WHAT THE TASK REQUIRES :: Type out the data exactly as given. Skip any image.
____
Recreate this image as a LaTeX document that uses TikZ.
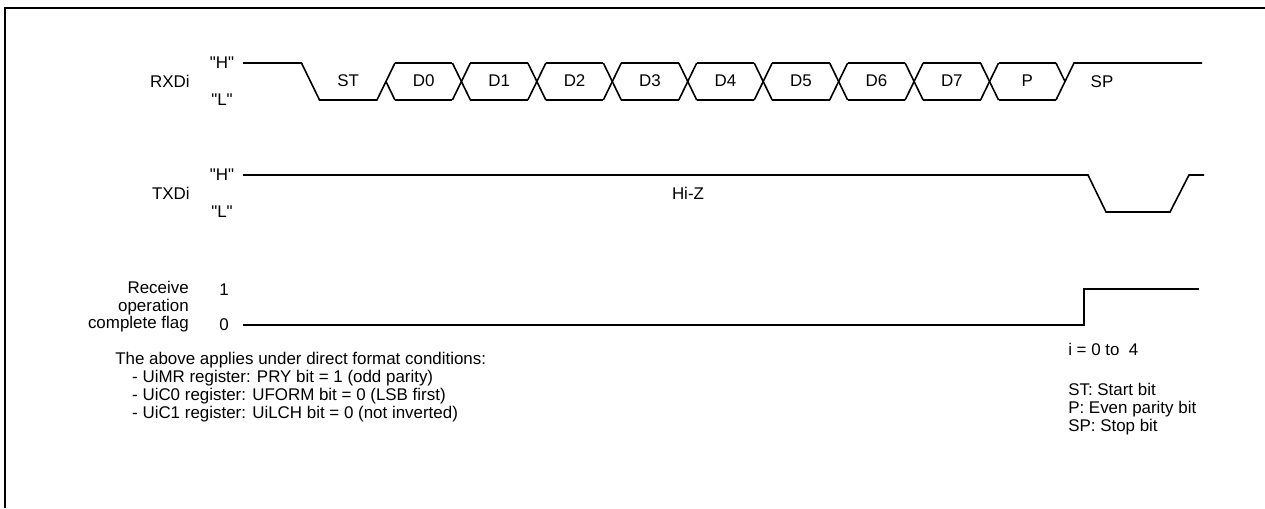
\documentclass[tikz,border=0pt]{standalone}
\usepackage{fontspec}
\setmainfont{Liberation Sans}
\newcommand\qt[1]{\textquotedbl#1\textquotedbl}
\begin{document}
\begin{tikzpicture}[x=0.75pt,y=-0.75pt,
  wave/.style={line width=1.2pt,line join=miter},
  lbl/.style={inner sep=0pt,font=\fontsize{12.7}{13.2}\selectfont},
  frameline/.style={line width=2pt}]
\useasboundingbox (0,0) rectangle (1265,508);
\draw[frameline] (5,508) -- (5,8) -- (1265,8);
% RXDi
\def\H{63}\def\L{100}\def\M{81.5}\def\h{9}
\pgfmathsetmacro{\cz}{310.5}
\def\per{75.45}
\node[lbl,anchor=east] (rxd) at (190,81) {RXDi};
\node[lbl] (rxh) at (222,63) {\qt{H}};
\node[lbl] (rxl) at (222,100) {\qt{L}};
\draw[wave] (243,\H) -- ({\cz-\h},\H) -- ({\cz+\h},\L) -- ({\cz+\per-\h},\L) -- ({\cz+\per+\h},\H);
\draw[wave] ({\cz+\per},\M) -- ({\cz+\per+\h},\L);
\foreach \k in {1,...,9}{
  \draw[wave] ({\cz+\k*\per+\h},\H) -- ({\cz+(\k+1)*\per-\h},\H);
  \draw[wave] ({\cz+\k*\per+\h},\L) -- ({\cz+(\k+1)*\per-\h},\L);
}
\foreach \k in {2,...,9}{
  \draw[wave] ({\cz+\k*\per-\h},\H) -- ({\cz+\k*\per+\h},\L);
  \draw[wave] ({\cz+\k*\per-\h},\L) -- ({\cz+\k*\per+\h},\H);
}
\draw[wave] ({\cz+10*\per-\h},\L) -- ({\cz+10*\per+\h},\H) -- (1202,\H);
\draw[wave] ({\cz+10*\per-\h},\H) -- ({\cz+10*\per},\M);
\node[lbl] (st) at ({\cz+0.5*\per},81) {ST};
\foreach \t [count=\i] in {D0,D1,D2,D3,D4,D5,D6,D7,P}{
  \node[lbl] (b\i) at ({\cz+(\i+0.5)*\per},81) {\t};
}
\node[lbl] (sp) at (1102,82) {SP};
% TXDi
\node[lbl,anchor=east] (txd) at (190,193) {TXDi};
\node[lbl] (txh) at (222,175) {\qt{H}};
\node[lbl] (txl) at (222,212) {\qt{L}};
\draw[wave] (243,175) -- (1088,175) -- (1106,212) -- (1170,212) -- (1189,175) -- (1204,175);
\node[lbl] (hiz) at (688,193) {Hi-Z};
% flag
\node[lbl,anchor=east,align=right] (flag) at (189,307) {Receive\\operation\\complete flag};
\node[lbl] (f1) at (224,290) {1};
\node[lbl] (f0) at (224,325) {0};
\draw[wave] (243,325) -- (1084,325) -- (1084,289) -- (1199,289);
% notes
\node[lbl,anchor=north west,align=left,font=\fontsize{12.7}{13.6}\selectfont] (note) at (115,352) {The above applies under direct format conditions:\\
\hspace{1em}- UiMR register: PRY bit = 1 (odd parity)\\
\hspace{1em}- UiC0 register: UFORM bit = 0 (LSB first)\\
\hspace{1em}- UiC1 register: UiLCH bit = 0 (not inverted)};
\node[lbl,anchor=west] (irange) at (1068,349) {i = 0 to \ 4};
\node[lbl,anchor=north west,align=left,font=\fontsize{12.7}{13.6}\selectfont] (legend) at (1068,383) {ST: Start bit\\P: Even parity bit\\SP: Stop bit};
\end{tikzpicture}
\end{document}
____
RESPONSE TO THE EXERCISE ::
Recreate this image as a LaTeX document that uses TikZ.
\documentclass[tikz,border=0pt]{standalone}
\usepackage{fontspec}
\setmainfont{Liberation Sans}
\newcommand\qt[1]{\textquotedbl#1\textquotedbl}
\begin{document}
\begin{tikzpicture}[x=0.75pt,y=-0.75pt,
  wave/.style={line width=1.2pt,line join=miter},
  lbl/.style={inner sep=0pt,font=\fontsize{12.7}{13.2}\selectfont},
  frameline/.style={line width=2pt}]
\useasboundingbox (0,0) rectangle (1265,508);
\draw[frameline] (5,508) -- (5,8) -- (1265,8);
% RXDi
\def\H{63}\def\L{100}\def\M{81.5}\def\h{9}
\pgfmathsetmacro{\cz}{310.5}
\def\per{75.45}
\node[lbl,anchor=east] (rxd) at (190,81) {RXDi};
\node[lbl] (rxh) at (222,63) {\qt{H}};
\node[lbl] (rxl) at (222,100) {\qt{L}};
\draw[wave] (243,\H) -- ({\cz-\h},\H) -- ({\cz+\h},\L) -- ({\cz+\per-\h},\L) -- ({\cz+\per+\h},\H);
\draw[wave] ({\cz+\per},\M) -- ({\cz+\per+\h},\L);
\foreach \k in {1,...,9}{
  \draw[wave] ({\cz+\k*\per+\h},\H) -- ({\cz+(\k+1)*\per-\h},\H);
  \draw[wave] ({\cz+\k*\per+\h},\L) -- ({\cz+(\k+1)*\per-\h},\L);
}
\foreach \k in {2,...,9}{
  \draw[wave] ({\cz+\k*\per-\h},\H) -- ({\cz+\k*\per+\h},\L);
  \draw[wave] ({\cz+\k*\per-\h},\L) -- ({\cz+\k*\per+\h},\H);
}
\draw[wave] ({\cz+10*\per-\h},\L) -- ({\cz+10*\per+\h},\H) -- (1202,\H);
\draw[wave] ({\cz+10*\per-\h},\H) -- ({\cz+10*\per},\M);
\node[lbl] (st) at ({\cz+0.5*\per},81) {ST};
\foreach \t [count=\i] in {D0,D1,D2,D3,D4,D5,D6,D7,P}{
  \node[lbl] (b\i) at ({\cz+(\i+0.5)*\per},81) {\t};
}
\node[lbl] (sp) at (1102,82) {SP};
% TXDi
\node[lbl,anchor=east] (txd) at (190,193) {TXDi};
\node[lbl] (txh) at (222,175) {\qt{H}};
\node[lbl] (txl) at (222,212) {\qt{L}};
\draw[wave] (243,175) -- (1088,175) -- (1106,212) -- (1170,212) -- (1189,175) -- (1204,175);
\node[lbl] (hiz) at (688,193) {Hi-Z};
% flag
\node[lbl,anchor=east,align=right] (flag) at (189,307) {Receive\\operation\\complete flag};
\node[lbl] (f1) at (224,290) {1};
\node[lbl] (f0) at (224,325) {0};
\draw[wave] (243,325) -- (1084,325) -- (1084,289) -- (1199,289);
% notes
\node[lbl,anchor=north west,align=left,font=\fontsize{12.7}{13.6}\selectfont] (note) at (115,352) {The above applies under direct format conditions:\\
\hspace{1em}- UiMR register: PRY bit = 1 (odd parity)\\
\hspace{1em}- UiC0 register: UFORM bit = 0 (LSB first)\\
\hspace{1em}- UiC1 register: UiLCH bit = 0 (not inverted)};
\node[lbl,anchor=west] (irange) at (1068,349) {i = 0 to \ 4};
\node[lbl,anchor=north west,align=left,font=\fontsize{12.7}{13.6}\selectfont] (legend) at (1068,383) {ST: Start bit\\P: Even parity bit\\SP: Stop bit};
\end{tikzpicture}
\end{document}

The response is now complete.